You know your community, and whether you’re reporting at the local, state or national level, that information is invaluable. If polls and surveys are telling you that voters in rural areas are thinking a particular way and you happen to live in a rural community, test all the lanes. Don’t leave the newsroom thinking that you have to find a “soccer mom married to a NASCAR dad with two kids in a public school who is for ‘No Child Left Behind.’” Leave the newsroom ready to see what the people who the pollsters might not have spoken to are thinking.
It will not only make your reporting more robust and nuanced, it will also keep the public conversation moving.

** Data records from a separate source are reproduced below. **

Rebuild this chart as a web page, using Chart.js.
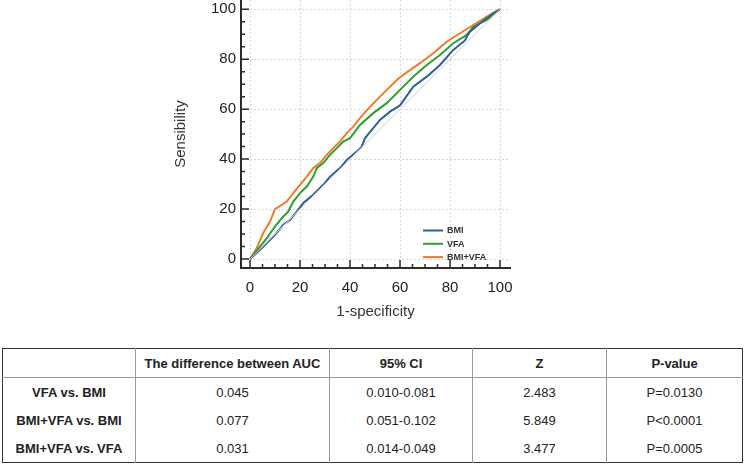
<!DOCTYPE html>
<html>
<head>
<meta charset="utf-8">
<script src="https://cdn.jsdelivr.net/npm/chart.js@4.4.1/dist/chart.umd.min.js"></script>
<style>
  html, body { margin: 0; padding: 0; background: #fff; }
  body { width: 744px; height: 465px; position: relative; overflow: hidden; font-family: 'Liberation Sans', Arial, sans-serif; }
  #wrap { position: absolute; left: 0; top: 0; width: 744px; height: 330px; }
  table { position: absolute; left: 2px; top: 348px; width: 740px; border-collapse: collapse; table-layout: fixed;
          border: 1.5px solid #333; color: #222; font-size: 13px; }
  th, td { text-align: center; padding: 0; }
  th { height: 28px; border-bottom: 1.5px solid #999; }
  td { height: 28px; }
  th + th, td + td { border-left: 1.5px solid #999; }
  td:first-child { font-weight: bold; }
</style>
</head>
<body>
<div id="wrap"><canvas id="roc"></canvas></div>
<table id="cmp"></table>
<script>
// ROC curves (x = 1-specificity, y = sensitivity)
const bmiX = [0, 4, 6.7, 10, 13.3, 16, 18.7, 21.3, 25.3, 29.3, 32, 36, 38.7, 42.7, 44.7, 46, 49.3, 52, 56, 60, 65.3, 70.7, 76, 81.3, 86, 86.7, 88, 92, 97.3, 100];
const bmiY = [0, 3.7, 6.4, 9.7, 13.7, 15.7, 19, 22.4, 25.7, 29.7, 33, 36.4, 39.7, 43, 45, 48.4, 52.4, 55.7, 59, 61.5, 69, 73, 77.7, 83.7, 87.5, 89, 91, 94.4, 98.4, 100];

const vfaX = [0, 4, 6.7, 10, 12.7, 15.3, 17.3, 20, 22.7, 25.3, 26.7, 29.3, 32, 34.7, 37.3, 40, 44, 49.3, 54.7, 60, 65.3, 70.7, 76, 81.3, 86.7, 89.3, 94.7, 100];
const vfaY = [0, 5, 8.4, 13, 16.4, 19, 23, 26.4, 29, 33, 36.4, 38.4, 41.7, 44.4, 47, 48.4, 53.7, 58.4, 62.4, 67.7, 73, 77.7, 81.7, 86.4, 89.7, 93, 95.7, 100];

const comboX = [0, 2.7, 5.3, 8, 10, 14.7, 17.3, 20, 22.7, 25.3, 28, 30.7, 33.3, 36, 38.7, 41.3, 44, 46.7, 50.7, 54.7, 58.7, 61.3, 68, 73.3, 78.7, 84, 89.3, 94.7, 100];
const comboY = [0, 4.4, 10.4, 15, 20, 23, 26.4, 29.7, 33, 36.4, 38.4, 41.7, 44.4, 47, 50.4, 53, 56.4, 59.5, 63.7, 67.7, 71.7, 73.7, 78.4, 82.4, 87, 90.4, 93.7, 97, 100];

const seriesNames = ['BMI', 'VFA', 'BMI+VFA'];
const seriesColors = ['#2f5f9b', '#2ca02c', '#f07a2c'];
const refX = [0, 100];
const refY = [0, 100];

const tickValues = [0, 20, 40, 60, 80, 100];
const minorStep = 5;

// comparison table
const tableHeader = ['', 'The difference between AUC', '95% CI', 'Z', 'P-value'];
const rowLabels = ['VFA vs. BMI', 'BMI+VFA vs. BMI', 'BMI+VFA vs. VFA'];
const aucDiff = ['0.045', '0.077', '0.031'];
const ci95 = ['0.010-0.081', '0.051-0.102', '0.014-0.049'];
const zValues = ['2.483', '5.849', '3.477'];
const pValues = ['P=0.0130', 'P<0.0001', 'P=0.0005'];
const colWidths = [133, 194, 143, 134, 136];

const toPoints = (xs, ys) => xs.map((x, i) => ({ x: x, y: ys[i] }));

// axis ticks drawn inward + legend in the lower right corner
const rocDecor = {
    id: 'rocDecor',
    afterDraw(chart) {
        const { ctx, chartArea, scales: { x, y } } = chart;
        ctx.save();
        ctx.strokeStyle = '#2b2b2b';
        ctx.lineWidth = 1.5;
        for (let v = 0; v <= 100; v += minorStep) {
            const len = v % 20 === 0 ? 8 : 4;
            const px = x.getPixelForValue(v);
            const py = y.getPixelForValue(v);
            ctx.beginPath();
            ctx.moveTo(px, chartArea.bottom);
            ctx.lineTo(px, chartArea.bottom - len);
            ctx.moveTo(chartArea.left, py);
            ctx.lineTo(chartArea.left + len, py);
            ctx.stroke();
        }

        // legend
        ctx.font = 'bold 9px "Liberation Sans", Arial, sans-serif';
        ctx.textBaseline = 'middle';
        ctx.fillStyle = '#333';
        seriesNames.forEach((name, i) => {
            const ly = chartArea.bottom - 37.5 + i * 13.3;
            ctx.strokeStyle = seriesColors[i];
            ctx.lineWidth = 2;
            ctx.beginPath();
            ctx.moveTo(chartArea.right - 87, ly);
            ctx.lineTo(chartArea.right - 67, ly);
            ctx.stroke();
            ctx.fillText(name, chartArea.right - 63, ly + 0.5);
        });
        ctx.restore();
    }
};

const axisFont = { family: "'Liberation Sans', Arial, sans-serif", size: 15 };

new Chart(document.getElementById('roc'), {
    type: 'scatter',
    data: {
        datasets: [
            { data: toPoints(refX, refY), borderColor: '#cfcfcf', borderWidth: 1 },
            { label: seriesNames[0], data: toPoints(bmiX, bmiY), borderColor: seriesColors[0], borderWidth: 2 },
            { label: seriesNames[1], data: toPoints(vfaX, vfaY), borderColor: seriesColors[1], borderWidth: 2 },
            { label: seriesNames[2], data: toPoints(comboX, comboY), borderColor: seriesColors[2], borderWidth: 2 }
        ]
    },
    options: {
        responsive: true,
        maintainAspectRatio: false,
        animation: false,
        showLine: true,
        elements: { point: { radius: 0 }, line: { tension: 0 } },
        layout: { padding: { left: 168, right: 234, top: 0, bottom: 0 } },
        plugins: { legend: { display: false }, tooltip: { enabled: false } },
        scales: {
            x: {
                type: 'linear',
                min: -3.6,
                max: 104,
                afterBuildTicks: scale => { scale.ticks = tickValues.map(v => ({ value: v })); },
                afterFit: scale => { scale.height = 62; scale.paddingLeft = 0; scale.paddingRight = 0; },
                grid: { color: '#d8d8d8', drawTicks: false },
                border: { color: '#2b2b2b', width: 2, dash: [2, 2] },
                ticks: { color: '#222', font: axisFont, padding: 11, maxRotation: 0 },
                title: { display: true, text: '1-specificity', color: '#333', font: axisFont, padding: { top: 4, bottom: 9 } }
            },
            y: {
                type: 'linear',
                min: -3.6,
                max: 103.7,
                afterBuildTicks: scale => { scale.ticks = tickValues.map(v => ({ value: v })); },
                afterFit: scale => { scale.width = 73; scale.paddingTop = 0; scale.paddingBottom = 0; },
                grid: { color: '#d8d8d8', drawTicks: false },
                border: { color: '#2b2b2b', width: 2, dash: [2, 2] },
                ticks: { color: '#222', font: axisFont, padding: 5 },
                title: { display: true, text: 'Sensibility', color: '#333', font: axisFont, padding: { top: 4, bottom: 4 } }
            }
        }
    },
    plugins: [rocDecor]
});

// build the table
const table = document.getElementById('cmp');
const cg = document.createElement('colgroup');
colWidths.forEach(w => { const c = document.createElement('col'); c.style.width = w + 'px'; cg.appendChild(c); });
table.appendChild(cg);
const hr = document.createElement('tr');
tableHeader.forEach(t => { const th = document.createElement('th'); th.textContent = t; hr.appendChild(th); });
table.appendChild(hr);
rowLabels.forEach((lab, i) => {
    const tr = document.createElement('tr');
    [lab, aucDiff[i], ci95[i], zValues[i], pValues[i]].forEach(t => {
        const td = document.createElement('td');
        td.textContent = t;
        tr.appendChild(td);
    });
    table.appendChild(tr);
});
</script>
</body>
</html>
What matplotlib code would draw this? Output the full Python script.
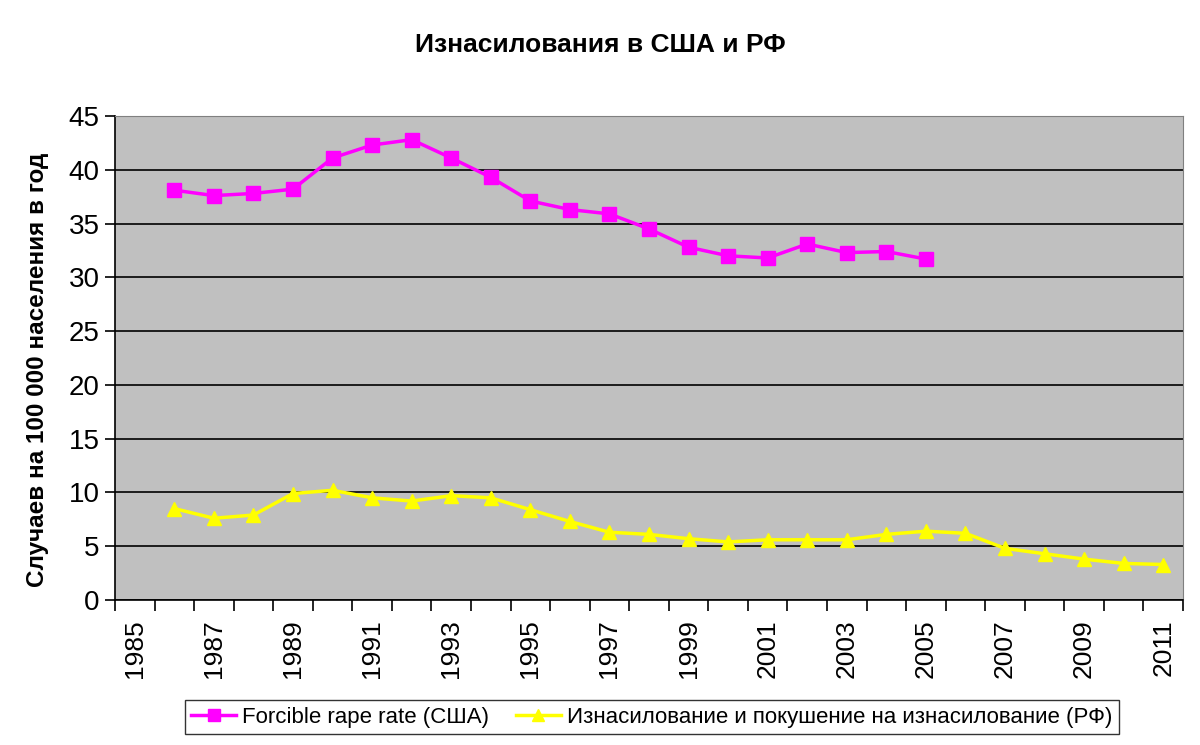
import numpy as np
import matplotlib.pyplot as plt

plt.rcParams['font.family'] = ['Liberation Sans', 'DejaVu Sans']

# Годы (категории оси X)
years = list(range(1985, 2012))

# США: 1986-2005
us_years = list(range(1986, 2006))
us_rate = [38.1, 37.6, 37.8, 38.2, 41.1, 42.3, 42.8, 41.1, 39.3, 37.1,
           36.3, 35.9, 34.5, 32.8, 32.0, 31.8, 33.1, 32.3, 32.4, 31.7]

# РФ: 1986-2011
ru_years = list(range(1986, 2012))
ru_rate = [8.5, 7.6, 7.9, 9.9, 10.2, 9.5, 9.2, 9.7, 9.5, 8.4,
           7.3, 6.3, 6.1, 5.7, 5.4, 5.6, 5.6, 5.6, 6.1, 6.4,
           6.2, 4.8, 4.3, 3.8, 3.4, 3.3]

fig = plt.figure(figsize=(12, 7.45), dpi=100)
ax = fig.add_axes([115/1200, 1-600/745, (1183-115)/1200, (600-116)/745])
ax.set_facecolor('#C0C0C0')

us_x = [y - 1985 for y in us_years]
ru_x = [y - 1985 for y in ru_years]
ax.plot(us_x, us_rate, color='#FF00FF', lw=2.5, marker='s', ms=9.5,
        label='Forcible rape rate (США)', zorder=3)
ax.plot(ru_x, ru_rate, color='#FFFF00', lw=2.5, marker='^', ms=10.5,
        label='Изнасилование и покушение на изнасилование (РФ)', zorder=3)

ax.set_xlim(-0.5, len(years) - 0.5)
ax.set_ylim(0, 45)
ax.set_yticks(np.arange(0, 46, 5))
ax.yaxis.grid(True, color='black', lw=1.2)
ax.set_axisbelow(True)

ax.set_xticks(np.arange(-0.5, len(years), 1), minor=True)
ax.set_xticks(np.arange(0, len(years), 2))
ax.set_xticklabels([str(y) for y in years[::2]], rotation=90)
ax.tick_params(axis='x', which='major', length=0, labelsize=19, pad=14)
ax.tick_params(axis='x', which='minor', length=8, width=1.2, color='black', direction='out')
ax.tick_params(axis='y', length=7, width=1.2, labelsize=20, direction='out', pad=4)

for s in ['top', 'right']:
    ax.spines[s].set_color('#808080')
ax.spines['left'].set_linewidth(1.2)
ax.spines['bottom'].set_linewidth(1.2)

fig.text(38/1200, 1 - 370/745, 'Случаев на 100 000 населения в год', rotation=90,
         ha='center', va='center', fontsize=17.5, fontweight='bold')
fig.text(0.5, 1 - 45/745, 'Изнасилования в США и РФ', ha='center', va='center',
         fontsize=19, fontweight='bold')

leg = fig.legend(loc='center', bbox_to_anchor=(652/1200, 1 - 717/745), ncol=2,
                 fontsize=16, frameon=True, fancybox=False, edgecolor='black',
                 handlelength=2.0, handletextpad=0.3, columnspacing=1.2,
                 borderpad=0.3, markerscale=0.85)
leg.get_frame().set_linewidth(1.0)

fig.savefig('out.png', dpi=100)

You’ll be informing potential voters and decision makers what the landscape looks like, not affirming or alienating.
After all, it’s hard to be motivated to participate in the public conversation when your television and newspaper are telling you the decision has already been made. Christians don’t believe in same-sex marriage. Democrats are for amnesty for undocumented workers. Young voters are backing the candidate of change (whoever that is this week).
The 2008 primary process is showing us that the American public is vast, diverse and increasingly unpredictable. They need journalism that appreciates and addresses that diversity and prepares them to go their own way.
The opinions expressed in this essay are those of a 5’ 8”, fiscally conservative, gay, Mexican-Irish, Catholic and not those of his employer, the National Lesbian & Gay Journalists Association.